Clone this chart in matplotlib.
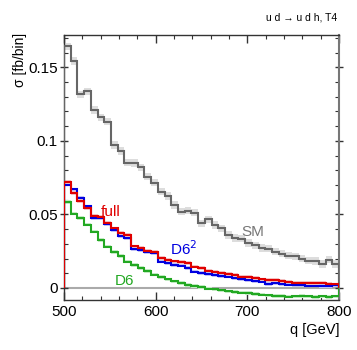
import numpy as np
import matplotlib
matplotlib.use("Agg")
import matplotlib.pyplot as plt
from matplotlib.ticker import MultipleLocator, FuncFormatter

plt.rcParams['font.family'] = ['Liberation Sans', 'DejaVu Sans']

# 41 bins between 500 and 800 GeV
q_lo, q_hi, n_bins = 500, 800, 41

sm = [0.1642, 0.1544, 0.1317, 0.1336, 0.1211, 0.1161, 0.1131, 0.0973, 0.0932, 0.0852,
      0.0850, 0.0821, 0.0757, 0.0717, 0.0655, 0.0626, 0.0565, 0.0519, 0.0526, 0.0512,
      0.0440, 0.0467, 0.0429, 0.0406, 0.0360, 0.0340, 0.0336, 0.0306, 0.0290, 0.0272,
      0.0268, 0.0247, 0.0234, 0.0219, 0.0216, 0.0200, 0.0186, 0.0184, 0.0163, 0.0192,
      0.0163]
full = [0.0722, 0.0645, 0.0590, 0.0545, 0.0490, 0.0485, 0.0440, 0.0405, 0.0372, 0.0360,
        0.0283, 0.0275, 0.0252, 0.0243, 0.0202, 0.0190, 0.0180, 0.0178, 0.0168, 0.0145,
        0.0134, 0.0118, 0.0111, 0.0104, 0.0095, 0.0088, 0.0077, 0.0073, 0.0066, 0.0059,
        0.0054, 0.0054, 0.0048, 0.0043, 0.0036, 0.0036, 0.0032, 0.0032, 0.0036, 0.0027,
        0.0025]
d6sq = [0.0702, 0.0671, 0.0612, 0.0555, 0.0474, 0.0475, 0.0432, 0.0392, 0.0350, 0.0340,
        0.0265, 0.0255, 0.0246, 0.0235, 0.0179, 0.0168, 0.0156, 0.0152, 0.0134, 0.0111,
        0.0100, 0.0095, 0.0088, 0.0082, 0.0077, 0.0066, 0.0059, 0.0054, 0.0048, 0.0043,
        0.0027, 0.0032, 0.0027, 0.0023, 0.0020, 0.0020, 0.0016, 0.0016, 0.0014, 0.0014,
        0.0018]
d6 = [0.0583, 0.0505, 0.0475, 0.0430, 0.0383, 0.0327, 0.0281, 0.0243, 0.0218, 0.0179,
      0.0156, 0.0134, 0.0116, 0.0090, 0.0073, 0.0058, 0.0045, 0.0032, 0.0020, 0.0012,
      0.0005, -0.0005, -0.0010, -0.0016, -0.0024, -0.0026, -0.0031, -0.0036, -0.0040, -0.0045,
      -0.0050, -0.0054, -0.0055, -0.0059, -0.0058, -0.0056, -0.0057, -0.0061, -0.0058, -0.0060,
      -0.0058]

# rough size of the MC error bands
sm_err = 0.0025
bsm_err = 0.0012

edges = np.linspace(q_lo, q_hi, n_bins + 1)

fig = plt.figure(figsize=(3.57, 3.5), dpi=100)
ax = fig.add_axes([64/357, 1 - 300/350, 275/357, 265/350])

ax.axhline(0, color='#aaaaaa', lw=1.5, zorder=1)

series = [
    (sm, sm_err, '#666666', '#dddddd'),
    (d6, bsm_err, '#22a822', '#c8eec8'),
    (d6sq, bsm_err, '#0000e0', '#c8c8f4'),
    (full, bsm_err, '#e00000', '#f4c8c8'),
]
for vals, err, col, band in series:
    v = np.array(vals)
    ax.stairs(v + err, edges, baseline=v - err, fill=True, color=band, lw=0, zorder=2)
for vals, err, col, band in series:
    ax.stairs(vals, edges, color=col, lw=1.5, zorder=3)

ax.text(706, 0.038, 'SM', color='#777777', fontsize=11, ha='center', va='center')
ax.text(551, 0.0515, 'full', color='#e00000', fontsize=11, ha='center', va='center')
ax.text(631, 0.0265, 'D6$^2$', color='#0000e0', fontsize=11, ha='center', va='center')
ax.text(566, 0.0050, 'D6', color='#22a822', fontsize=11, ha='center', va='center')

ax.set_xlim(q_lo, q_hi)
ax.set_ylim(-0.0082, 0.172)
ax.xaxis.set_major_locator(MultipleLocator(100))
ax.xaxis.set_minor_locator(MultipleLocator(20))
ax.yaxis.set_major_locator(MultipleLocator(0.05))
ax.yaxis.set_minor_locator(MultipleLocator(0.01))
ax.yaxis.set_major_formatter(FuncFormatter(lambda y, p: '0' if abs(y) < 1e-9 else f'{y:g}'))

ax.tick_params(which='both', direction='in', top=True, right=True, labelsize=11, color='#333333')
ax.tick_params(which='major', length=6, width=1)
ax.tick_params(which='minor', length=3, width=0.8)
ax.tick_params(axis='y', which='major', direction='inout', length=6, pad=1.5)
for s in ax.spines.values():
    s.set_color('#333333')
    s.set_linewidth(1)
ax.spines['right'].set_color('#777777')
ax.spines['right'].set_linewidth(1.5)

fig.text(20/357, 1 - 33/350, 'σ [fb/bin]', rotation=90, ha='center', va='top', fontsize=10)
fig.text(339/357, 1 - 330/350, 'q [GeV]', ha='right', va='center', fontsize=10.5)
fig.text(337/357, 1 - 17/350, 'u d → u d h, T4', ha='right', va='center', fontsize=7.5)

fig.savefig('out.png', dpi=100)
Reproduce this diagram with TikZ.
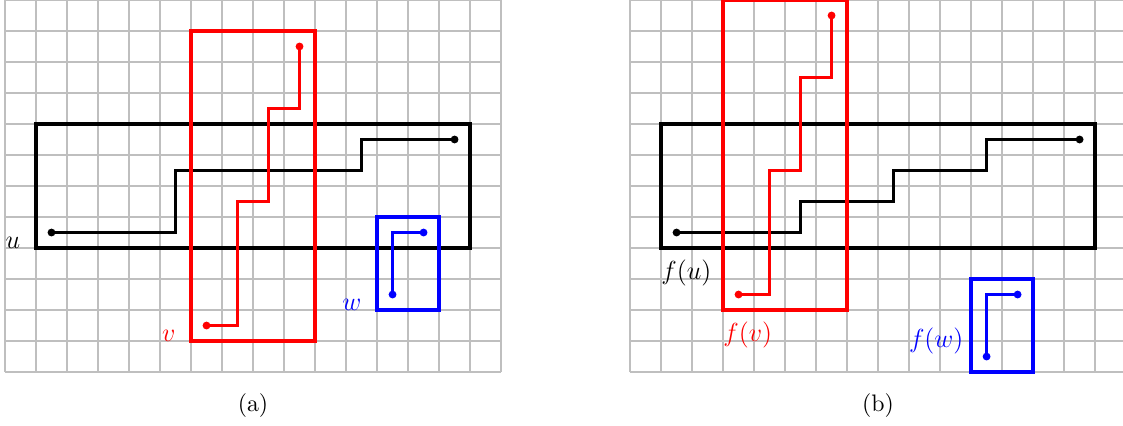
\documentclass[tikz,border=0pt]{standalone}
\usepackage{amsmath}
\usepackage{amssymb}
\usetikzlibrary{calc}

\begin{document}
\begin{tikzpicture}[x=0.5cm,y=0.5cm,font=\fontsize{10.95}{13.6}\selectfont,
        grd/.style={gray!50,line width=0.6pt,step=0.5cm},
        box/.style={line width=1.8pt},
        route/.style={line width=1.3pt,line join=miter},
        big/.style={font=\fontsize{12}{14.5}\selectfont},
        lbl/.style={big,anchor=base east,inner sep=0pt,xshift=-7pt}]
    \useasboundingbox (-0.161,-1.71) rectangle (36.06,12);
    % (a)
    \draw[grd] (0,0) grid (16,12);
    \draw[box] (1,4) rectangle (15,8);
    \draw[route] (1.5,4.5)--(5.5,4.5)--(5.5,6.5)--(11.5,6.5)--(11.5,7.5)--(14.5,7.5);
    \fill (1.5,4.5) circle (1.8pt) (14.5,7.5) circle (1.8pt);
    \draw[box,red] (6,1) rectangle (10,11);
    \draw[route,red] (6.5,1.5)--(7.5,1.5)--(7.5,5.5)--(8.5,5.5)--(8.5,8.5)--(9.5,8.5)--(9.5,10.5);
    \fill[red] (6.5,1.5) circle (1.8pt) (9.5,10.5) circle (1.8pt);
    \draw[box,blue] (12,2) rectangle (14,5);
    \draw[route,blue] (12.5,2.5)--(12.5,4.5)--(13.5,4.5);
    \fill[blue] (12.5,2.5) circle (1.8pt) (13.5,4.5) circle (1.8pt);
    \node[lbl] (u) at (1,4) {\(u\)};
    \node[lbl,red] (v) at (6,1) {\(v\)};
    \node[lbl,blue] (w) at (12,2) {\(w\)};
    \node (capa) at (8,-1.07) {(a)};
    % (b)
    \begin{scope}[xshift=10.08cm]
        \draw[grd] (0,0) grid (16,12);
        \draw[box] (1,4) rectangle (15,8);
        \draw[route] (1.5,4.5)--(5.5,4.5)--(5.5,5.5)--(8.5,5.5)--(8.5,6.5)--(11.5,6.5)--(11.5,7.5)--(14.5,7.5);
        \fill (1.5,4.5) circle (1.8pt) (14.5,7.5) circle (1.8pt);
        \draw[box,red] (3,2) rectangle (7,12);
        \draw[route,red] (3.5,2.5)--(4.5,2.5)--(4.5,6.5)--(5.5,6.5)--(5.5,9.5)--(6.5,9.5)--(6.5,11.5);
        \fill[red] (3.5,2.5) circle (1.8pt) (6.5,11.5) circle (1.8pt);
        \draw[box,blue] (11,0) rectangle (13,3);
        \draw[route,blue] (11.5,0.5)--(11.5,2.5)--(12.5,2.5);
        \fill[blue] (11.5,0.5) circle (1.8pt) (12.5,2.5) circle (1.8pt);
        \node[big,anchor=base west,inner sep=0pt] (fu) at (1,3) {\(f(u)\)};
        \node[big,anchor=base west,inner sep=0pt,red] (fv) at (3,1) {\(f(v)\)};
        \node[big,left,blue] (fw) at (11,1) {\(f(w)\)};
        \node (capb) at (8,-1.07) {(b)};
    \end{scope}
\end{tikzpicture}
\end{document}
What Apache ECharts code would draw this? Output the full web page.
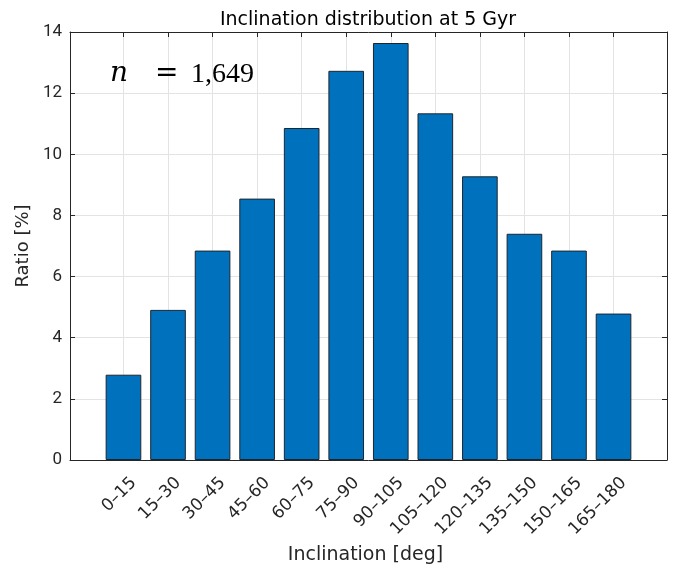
********************
**EXERCISE**: All lines that include "matplotlib" are to be gathered and copied.

**FULL RESPONSE**:
Clone this chart in matplotlib.
import matplotlib
matplotlib.use("Agg")
import matplotlib.pyplot as plt
from matplotlib.ticker import MultipleLocator, FuncFormatter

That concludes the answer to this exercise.